■ SHORT PROBLEM:
State how many lines of the listing below include the word "code". Give only the number.

■ DATA LINES:
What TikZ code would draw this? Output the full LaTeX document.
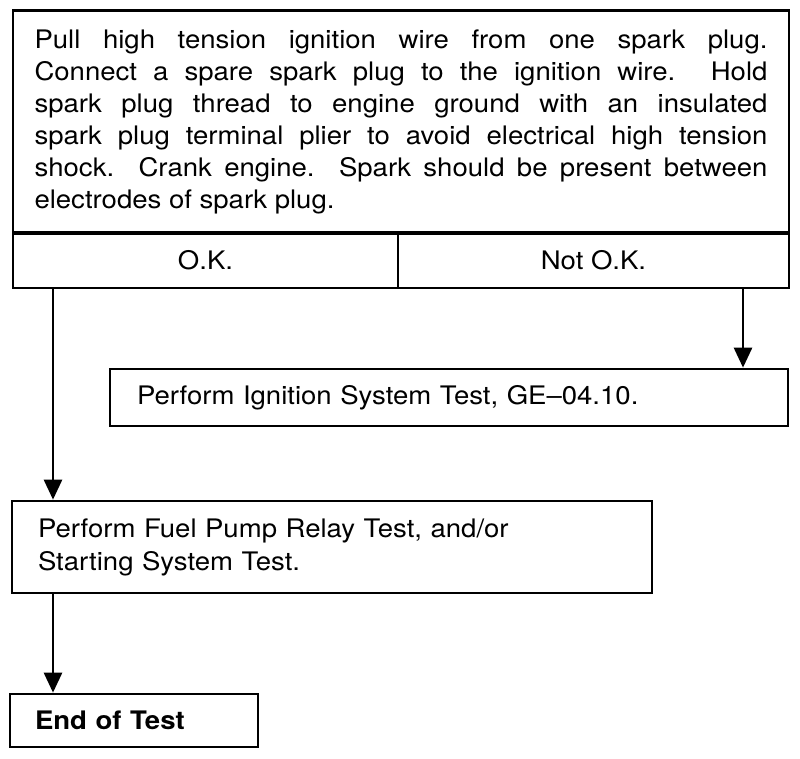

==

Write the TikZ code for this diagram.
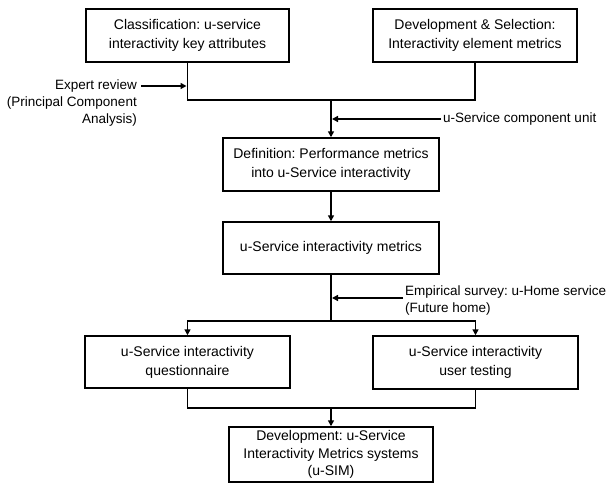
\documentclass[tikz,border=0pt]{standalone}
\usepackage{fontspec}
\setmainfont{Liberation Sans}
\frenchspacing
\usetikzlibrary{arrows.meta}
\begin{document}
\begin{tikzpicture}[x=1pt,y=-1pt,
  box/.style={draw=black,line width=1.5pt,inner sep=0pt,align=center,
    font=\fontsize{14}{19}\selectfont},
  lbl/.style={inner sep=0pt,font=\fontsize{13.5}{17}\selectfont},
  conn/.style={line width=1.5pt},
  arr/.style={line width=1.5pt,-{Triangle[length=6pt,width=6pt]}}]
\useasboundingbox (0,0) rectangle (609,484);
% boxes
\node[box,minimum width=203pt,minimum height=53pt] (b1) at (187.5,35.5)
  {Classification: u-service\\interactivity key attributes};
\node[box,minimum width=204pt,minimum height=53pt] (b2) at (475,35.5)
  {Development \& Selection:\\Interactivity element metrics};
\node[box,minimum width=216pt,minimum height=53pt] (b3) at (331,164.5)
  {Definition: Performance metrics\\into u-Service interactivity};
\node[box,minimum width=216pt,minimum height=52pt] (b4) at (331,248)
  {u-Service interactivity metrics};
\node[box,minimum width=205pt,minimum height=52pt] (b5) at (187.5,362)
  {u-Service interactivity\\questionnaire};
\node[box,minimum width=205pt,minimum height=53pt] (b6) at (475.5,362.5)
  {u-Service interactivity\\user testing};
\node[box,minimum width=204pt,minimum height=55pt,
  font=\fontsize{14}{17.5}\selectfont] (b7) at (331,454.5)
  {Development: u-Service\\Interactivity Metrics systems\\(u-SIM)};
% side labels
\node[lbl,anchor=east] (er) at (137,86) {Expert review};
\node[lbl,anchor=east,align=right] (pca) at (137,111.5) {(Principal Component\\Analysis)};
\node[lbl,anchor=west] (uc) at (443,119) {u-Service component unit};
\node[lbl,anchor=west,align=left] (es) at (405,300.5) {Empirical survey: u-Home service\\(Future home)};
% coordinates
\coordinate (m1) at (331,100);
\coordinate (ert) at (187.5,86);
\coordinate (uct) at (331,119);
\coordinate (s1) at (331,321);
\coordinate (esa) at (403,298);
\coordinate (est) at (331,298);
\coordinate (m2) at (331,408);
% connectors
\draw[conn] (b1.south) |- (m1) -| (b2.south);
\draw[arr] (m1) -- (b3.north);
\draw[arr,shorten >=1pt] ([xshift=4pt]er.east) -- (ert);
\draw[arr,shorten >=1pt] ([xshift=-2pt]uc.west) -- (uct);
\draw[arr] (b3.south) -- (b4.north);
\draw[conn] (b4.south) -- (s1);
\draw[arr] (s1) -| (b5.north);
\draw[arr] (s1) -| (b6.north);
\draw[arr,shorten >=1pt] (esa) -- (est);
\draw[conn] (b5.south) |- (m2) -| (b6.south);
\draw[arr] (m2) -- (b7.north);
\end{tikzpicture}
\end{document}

■ SOLUTION TO THIS EXERCISE:
2